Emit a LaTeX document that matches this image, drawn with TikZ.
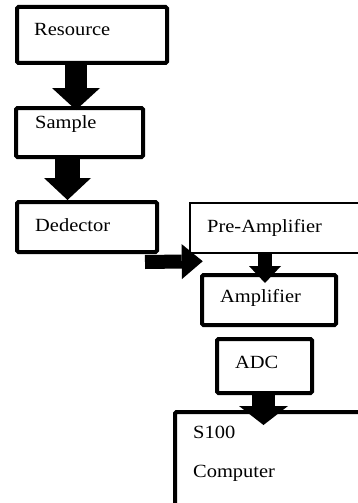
\documentclass[tikz,border=0pt]{standalone}
\usepackage{fontspec}
\setmainfont{Liberation Serif}[FakeStretch=1.1]
\usetikzlibrary{arrows.meta,calc}
\begin{document}
\begin{tikzpicture}[x=1pt,y=-1pt,
  box/.style={draw=black,line width=4pt,rounded corners=1.5pt,rectangle,inner sep=0pt},
  thinbox/.style={draw=black,line width=2.5pt,rectangle,inner sep=0pt},
  lbl/.style={anchor=base west,inner sep=0pt,font=\fontsize{18.6}{20}\selectfont},
  blk/.style={draw=black,line width=#1},
  tip/.style n args={2}{-{Triangle[length=#1,width=#2,line width=0pt]}}]
\useasboundingbox[fill=white] (0,0) rectangle (358,503);
% boxes
\node[box,minimum width=150pt,minimum height=56pt] (res) at (92,35) {};
\node[box,minimum width=127pt,minimum height=49pt] (smp) at (79.5,132.5) {};
\node[box,minimum width=140pt,minimum height=50pt] (ded) at (87,227) {};
\node[thinbox,minimum width=190pt,minimum height=50pt] (pre) at (285,228) {};
\node[box,minimum width=134pt,minimum height=50pt] (amp) at (269,300) {};
\node[box,minimum width=95pt,minimum height=54pt] (adc) at (264.5,366) {};
\node[box,minimum width=225pt,minimum height=128pt] (cmp) at (287.5,476) {};
% labels
\node[lbl] (tres) at (34,35.7) {Resource};
\node[lbl] (tsmp) at (35,128) {Sample};
\node[lbl] (tded) at (35,231) {Dedector};
\node[lbl] (tpre) at (207,232) {Pre-Amplifier};
\node[lbl] (tamp) at (220,302) {Amplifier};
\node[lbl] (tadc) at (235,368) {ADC};
\node[lbl] (ts100) at (193,438) {S100};
\node[lbl] (tcmp) at (193,477) {Computer};
% block arrows
\draw[blk=22pt,tip={22pt}{48pt}] ($(res.south)+(-16,0)$) -- ($(smp.north)+(-3.5,4)$);
\draw[blk=25pt,tip={22pt}{47pt}] ($(smp.south)+(-12,0)$) -- ($(ded.north)+(-19.5,0)$);
\draw[blk=14pt,tip={21pt}{35pt}] ($(ded.south east)+(-14,8)$) -- ($(pre.south west)+(14,7)$);
\draw[blk=14pt,tip={17pt}{32pt}] ($(pre.south)+(-20,-1)$) -- ($(amp.north)+(-4,10)$);
\draw[blk=23pt,tip={19pt}{49pt}] ($(adc.south)+(-1,0)$) -- ($(cmp.north)+(-24,15)$);
\end{tikzpicture}
\end{document}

EXERCISE -
Retype everything in the material word for word, minus pictures.

THE RESULT -
Emit a LaTeX document that matches this image, drawn with TikZ.
\documentclass[tikz,border=0pt]{standalone}
\usepackage{fontspec}
\setmainfont{Liberation Serif}[FakeStretch=1.1]
\usetikzlibrary{arrows.meta,calc}
\begin{document}
\begin{tikzpicture}[x=1pt,y=-1pt,
  box/.style={draw=black,line width=4pt,rounded corners=1.5pt,rectangle,inner sep=0pt},
  thinbox/.style={draw=black,line width=2.5pt,rectangle,inner sep=0pt},
  lbl/.style={anchor=base west,inner sep=0pt,font=\fontsize{18.6}{20}\selectfont},
  blk/.style={draw=black,line width=#1},
  tip/.style n args={2}{-{Triangle[length=#1,width=#2,line width=0pt]}}]
\useasboundingbox[fill=white] (0,0) rectangle (358,503);
% boxes
\node[box,minimum width=150pt,minimum height=56pt] (res) at (92,35) {};
\node[box,minimum width=127pt,minimum height=49pt] (smp) at (79.5,132.5) {};
\node[box,minimum width=140pt,minimum height=50pt] (ded) at (87,227) {};
\node[thinbox,minimum width=190pt,minimum height=50pt] (pre) at (285,228) {};
\node[box,minimum width=134pt,minimum height=50pt] (amp) at (269,300) {};
\node[box,minimum width=95pt,minimum height=54pt] (adc) at (264.5,366) {};
\node[box,minimum width=225pt,minimum height=128pt] (cmp) at (287.5,476) {};
% labels
\node[lbl] (tres) at (34,35.7) {Resource};
\node[lbl] (tsmp) at (35,128) {Sample};
\node[lbl] (tded) at (35,231) {Dedector};
\node[lbl] (tpre) at (207,232) {Pre-Amplifier};
\node[lbl] (tamp) at (220,302) {Amplifier};
\node[lbl] (tadc) at (235,368) {ADC};
\node[lbl] (ts100) at (193,438) {S100};
\node[lbl] (tcmp) at (193,477) {Computer};
% block arrows
\draw[blk=22pt,tip={22pt}{48pt}] ($(res.south)+(-16,0)$) -- ($(smp.north)+(-3.5,4)$);
\draw[blk=25pt,tip={22pt}{47pt}] ($(smp.south)+(-12,0)$) -- ($(ded.north)+(-19.5,0)$);
\draw[blk=14pt,tip={21pt}{35pt}] ($(ded.south east)+(-14,8)$) -- ($(pre.south west)+(14,7)$);
\draw[blk=14pt,tip={17pt}{32pt}] ($(pre.south)+(-20,-1)$) -- ($(amp.north)+(-4,10)$);
\draw[blk=23pt,tip={19pt}{49pt}] ($(adc.south)+(-1,0)$) -- ($(cmp.north)+(-24,15)$);
\end{tikzpicture}
\end{document}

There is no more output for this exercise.